A 1.0 kg bar of copper is heated at an atmospheric pressure $P=1.01\times {{10}^{5}}N/{{m}^{2}}$. If its temperature increases from $20{}^\circ C\,to\,{{50}^{\circ }}C$, the change in the initial energy is $2322p$ (in J). What is the initial value of p? $\alpha =7.0\times {{10}^{-6}}/{}^\circ C$, $\rho =8.92\times {{10}^{3}}kg/{{m}^{3}}$, $c=387J/kg{}^\circ C$

Answer 1

Hint:To find the change in internal energy of the copper we use the first law of thermodynamics. To find the value of heat absorbed by the copper we use the law of calorimeters.
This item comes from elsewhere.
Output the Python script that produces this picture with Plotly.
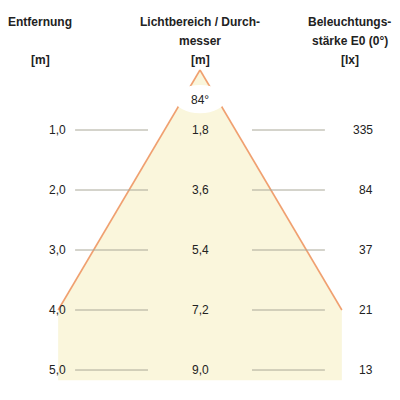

Complete step-by-step solution:
Given that
Mass of the copper bar 1.0 kg
Atmospheric pressure, $P=1.01\times {{10}^{5}}N/{{m}^{2}}$
Initial temperature, ${{T}_{i}}=20{}^\circ C$
Final temperature, ${{T}_{f}}=50{}^\circ C$
Thermal coefficient of the linear expansion, $\alpha =7.0\times {{10}^{-6}}/{}^\circ C$
Density of copper, $\rho =8.92\times {{10}^{3}}kg/{{m}^{3}}$
Specific heat capacity of copper bar, $c=387J/kg{}^\circ C$
Using first law of thermodynamics,
$\Delta Q=\Delta U+W$
Where,
$\Delta Q=$Heat absorbed/lost
$\Delta U=$Change in internal energy
$W=$Work done
As we know that$\Delta Q=mc\Delta T$
Here, $\Delta T$is the change in temperature$={{T}_{f}}-{{T}_{i}}=\left( 50-20 \right){}^\circ C=30{}^\circ C$
Hence,
\[\Delta Q=1\left( 387 \right)\left( 30 \right)J=11610J\]
$W=\int{PdV}$
$dV$ is the change in volume$={{V}_{o}}\left( 3\alpha \right)\Delta T$
Hence,
$\begin{align}
  & W=P\left( \dfrac{m}{\rho } \right)\left( 3\alpha \right)\Delta T \\
 & =\left( 1.01\times {{10}^{5}} \right)\left( \dfrac{1}{8.92\times {{10}^{3}}} \right)\left( 3\times 7\times {{10}^{-6}} \right)\left( 30 \right)J \\
 & =0.0071J
\end{align}$
Putting the values $\Delta Q=11610J\text{ and }W=0.0071J$in first law of thermodynamics, we get
$\begin{align}
  & 11610J=\Delta U+0.0071J \\
 & \Delta U=11610J-0.0071J \\
 & =11609.99J
\end{align}$
It is given that the change in internal energy is $2322p$
Comparing the given value of change in internal energy with the given value, we get
$\begin{align}
  & 2322p=11609.99 \\
 & p=\dfrac{11609.99}{2322} \\
 & p=4.999 \\
 & p\approx 5
\end{align}$

Hence, the value of p is 5.

Note:We assume this process as an isobaric process where pressure is constant and equal to the atmospheric pressure.
We assume that there is no heat loss to the surrounding of the copper.